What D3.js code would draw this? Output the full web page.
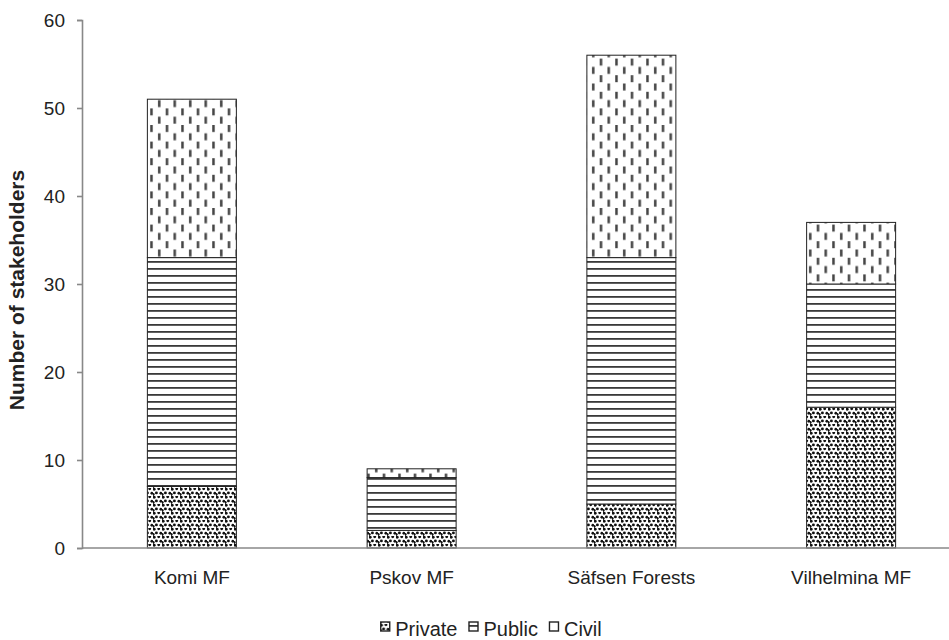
<!DOCTYPE html>
<html><head><meta charset="utf-8">
<script src="https://cdn.jsdelivr.net/npm/d3@7/dist/d3.min.js"></script>
<style>body{margin:0;background:#fff}svg{display:block}</style>
</head><body>
<script>
const categories = ["Komi MF", "Pskov MF", "Säfsen Forests", "Vilhelmina MF"];
const seriesNames = ["Private", "Public", "Civil"];
const privateVals = [7, 2, 5, 16];
const publicVals = [26, 6, 28, 14];
const civilVals = [18, 1, 23, 7];
const yTicks = [0, 10, 20, 30, 40, 50, 60];

const W = 949, H = 640;
const FONT = "Liberation Sans, Arial, sans-serif";
const svg = d3.select("body").append("svg").attr("width", W).attr("height", H);
const defs = svg.append("defs");

// Private: dense dots
const pPriv = defs.append("pattern").attr("id", "pPrivate").attr("patternUnits", "userSpaceOnUse")
  .attr("width", 9).attr("height", 8);
pPriv.append("rect").attr("width", 9).attr("height", 8).attr("fill", "#fff");
[[1.2,1.2],[5.7,0.8],[3.4,4.9],[7.9,5.2],[0.2,6.5]].forEach(([cx,cy]) => {
  pPriv.append("circle").attr("cx", cx).attr("cy", cy).attr("r", 1.45).attr("fill", "#111");
});
// Public: horizontal lines
const pPub = defs.append("pattern").attr("id", "pPublic").attr("patternUnits", "userSpaceOnUse")
  .attr("width", 8).attr("height", 7);
pPub.append("rect").attr("width", 8).attr("height", 7).attr("fill", "#fff");
pPub.append("rect").attr("x", 0).attr("y", 2).attr("width", 8).attr("height", 1.8).attr("fill", "#3a3a3a");
// Civil: staggered vertical dashes
const pCiv = defs.append("pattern").attr("id", "pCivil").attr("patternUnits", "userSpaceOnUse")
  .attr("width", 15.5).attr("height", 16.6);
pCiv.append("rect").attr("width", 15.5).attr("height", 16.6).attr("fill", "#fff");
pCiv.append("rect").attr("x", 3).attr("y", 0.5).attr("width", 2.5).attr("height", 7).attr("fill", "#444");
pCiv.append("rect").attr("x", 10.75).attr("y", 8.8).attr("width", 2.5).attr("height", 7).attr("fill", "#444");

const fills = {Private: "url(#pPrivate)", Public: "url(#pPublic)", Civil: "url(#pCivil)"};

const x = d3.scaleBand().domain(categories).range([82, 961]).paddingInner(0.595).paddingOuter(0.2975);
const y = d3.scaleLinear().domain([0, 60]).range([548, 20]);

const rows = categories.map((c, i) => ({cat: c, Private: privateVals[i], Public: publicVals[i], Civil: civilVals[i]}));
const stack = d3.stack().keys(seriesNames)(rows);

const g = svg.append("g");
stack.forEach(layer => {
  g.selectAll(null).data(layer).enter().append("rect")
    .attr("x", d => x(d.data.cat))
    .attr("y", d => y(d[1]))
    .attr("width", x.bandwidth())
    .attr("height", d => y(d[0]) - y(d[1]))
    .attr("fill", fills[layer.key])
    .attr("stroke", "#222").attr("stroke-width", 1);
});

// Y axis
const yAxis = svg.append("g").attr("transform", "translate(82,0)")
  .call(d3.axisLeft(y).tickValues(yTicks).tickSize(5).tickPadding(12).tickFormat(d3.format("d")));
yAxis.select(".domain").attr("stroke", "#888").attr("stroke-width", 1.6);
yAxis.selectAll(".tick line").attr("stroke", "#888").attr("stroke-width", 1.6);
yAxis.selectAll("text").attr("font-family", FONT).attr("font-size", 19).attr("fill", "#222");

// X axis
const xAxis = svg.append("g").attr("transform", "translate(0,548)")
  .call(d3.axisBottom(x).tickSize(0).tickPadding(23));
xAxis.select(".domain").attr("stroke", "#888").attr("stroke-width", 1.6).attr("d", "M82,0H949");
xAxis.selectAll("text").attr("font-family", FONT).attr("font-size", 19).attr("fill", "#222");

// Y label
svg.append("text").attr("transform", "translate(24,290) rotate(-90)")
  .attr("text-anchor", "middle").attr("font-family", FONT)
  .attr("font-size", 21).attr("font-weight", "bold").attr("fill", "#222")
  .text("Number of stakeholders");

// Legend
const legend = svg.append("g");
let cx = 0;
const iconSize = 9, gapIcon = 6, gapItem = 11;
seriesNames.forEach((s, i) => {
  const lg = legend.append("g").attr("transform", `translate(${cx},0)`);
  lg.append("rect").attr("x", 0.5).attr("y", 622).attr("width", iconSize).attr("height", iconSize)
    .attr("fill", fills[s]).attr("stroke", "#222").attr("stroke-width", 1.4);
  const t = lg.append("text").attr("x", iconSize + gapIcon).attr("y", 636)
    .attr("font-family", FONT).attr("font-size", 20).attr("fill", "#222")
    .text(s);
  cx += iconSize + gapIcon + t.node().getComputedTextLength() + gapItem;
});
const legendW = cx - gapItem;
legend.attr("transform", `translate(${491 - legendW / 2},0)`);
</script>
</body></html>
-*-
**To be done**
Transcribe all of the material exactly, leaving out whatever pictures it contains.

**Worked solution**
What D3.js code would draw this? Output the full web page.
<!DOCTYPE html>
<html><head><meta charset="utf-8">
<script src="https://cdn.jsdelivr.net/npm/d3@7/dist/d3.min.js"></script>
<style>body{margin:0;background:#fff}svg{display:block}</style>
</head><body>
<script>
const categories = ["Komi MF", "Pskov MF", "Säfsen Forests", "Vilhelmina MF"];
const seriesNames = ["Private", "Public", "Civil"];
const privateVals = [7, 2, 5, 16];
const publicVals = [26, 6, 28, 14];
const civilVals = [18, 1, 23, 7];
const yTicks = [0, 10, 20, 30, 40, 50, 60];

const W = 949, H = 640;
const FONT = "Liberation Sans, Arial, sans-serif";
const svg = d3.select("body").append("svg").attr("width", W).attr("height", H);
const defs = svg.append("defs");

// Private: dense dots
const pPriv = defs.append("pattern").attr("id", "pPrivate").attr("patternUnits", "userSpaceOnUse")
  .attr("width", 9).attr("height", 8);
pPriv.append("rect").attr("width", 9).attr("height", 8).attr("fill", "#fff");
[[1.2,1.2],[5.7,0.8],[3.4,4.9],[7.9,5.2],[0.2,6.5]].forEach(([cx,cy]) => {
  pPriv.append("circle").attr("cx", cx).attr("cy", cy).attr("r", 1.45).attr("fill", "#111");
});
// Public: horizontal lines
const pPub = defs.append("pattern").attr("id", "pPublic").attr("patternUnits", "userSpaceOnUse")
  .attr("width", 8).attr("height", 7);
pPub.append("rect").attr("width", 8).attr("height", 7).attr("fill", "#fff");
pPub.append("rect").attr("x", 0).attr("y", 2).attr("width", 8).attr("height", 1.8).attr("fill", "#3a3a3a");
// Civil: staggered vertical dashes
const pCiv = defs.append("pattern").attr("id", "pCivil").attr("patternUnits", "userSpaceOnUse")
  .attr("width", 15.5).attr("height", 16.6);
pCiv.append("rect").attr("width", 15.5).attr("height", 16.6).attr("fill", "#fff");
pCiv.append("rect").attr("x", 3).attr("y", 0.5).attr("width", 2.5).attr("height", 7).attr("fill", "#444");
pCiv.append("rect").attr("x", 10.75).attr("y", 8.8).attr("width", 2.5).attr("height", 7).attr("fill", "#444");

const fills = {Private: "url(#pPrivate)", Public: "url(#pPublic)", Civil: "url(#pCivil)"};

const x = d3.scaleBand().domain(categories).range([82, 961]).paddingInner(0.595).paddingOuter(0.2975);
const y = d3.scaleLinear().domain([0, 60]).range([548, 20]);

const rows = categories.map((c, i) => ({cat: c, Private: privateVals[i], Public: publicVals[i], Civil: civilVals[i]}));
const stack = d3.stack().keys(seriesNames)(rows);

const g = svg.append("g");
stack.forEach(layer => {
  g.selectAll(null).data(layer).enter().append("rect")
    .attr("x", d => x(d.data.cat))
    .attr("y", d => y(d[1]))
    .attr("width", x.bandwidth())
    .attr("height", d => y(d[0]) - y(d[1]))
    .attr("fill", fills[layer.key])
    .attr("stroke", "#222").attr("stroke-width", 1);
});

// Y axis
const yAxis = svg.append("g").attr("transform", "translate(82,0)")
  .call(d3.axisLeft(y).tickValues(yTicks).tickSize(5).tickPadding(12).tickFormat(d3.format("d")));
yAxis.select(".domain").attr("stroke", "#888").attr("stroke-width", 1.6);
yAxis.selectAll(".tick line").attr("stroke", "#888").attr("stroke-width", 1.6);
yAxis.selectAll("text").attr("font-family", FONT).attr("font-size", 19).attr("fill", "#222");

// X axis
const xAxis = svg.append("g").attr("transform", "translate(0,548)")
  .call(d3.axisBottom(x).tickSize(0).tickPadding(23));
xAxis.select(".domain").attr("stroke", "#888").attr("stroke-width", 1.6).attr("d", "M82,0H949");
xAxis.selectAll("text").attr("font-family", FONT).attr("font-size", 19).attr("fill", "#222");

// Y label
svg.append("text").attr("transform", "translate(24,290) rotate(-90)")
  .attr("text-anchor", "middle").attr("font-family", FONT)
  .attr("font-size", 21).attr("font-weight", "bold").attr("fill", "#222")
  .text("Number of stakeholders");

// Legend
const legend = svg.append("g");
let cx = 0;
const iconSize = 9, gapIcon = 6, gapItem = 11;
seriesNames.forEach((s, i) => {
  const lg = legend.append("g").attr("transform", `translate(${cx},0)`);
  lg.append("rect").attr("x", 0.5).attr("y", 622).attr("width", iconSize).attr("height", iconSize)
    .attr("fill", fills[s]).attr("stroke", "#222").attr("stroke-width", 1.4);
  const t = lg.append("text").attr("x", iconSize + gapIcon).attr("y", 636)
    .attr("font-family", FONT).attr("font-size", 20).attr("fill", "#222")
    .text(s);
  cx += iconSize + gapIcon + t.node().getComputedTextLength() + gapItem;
});
const legendW = cx - gapItem;
legend.attr("transform", `translate(${491 - legendW / 2},0)`);
</script>
</body></html>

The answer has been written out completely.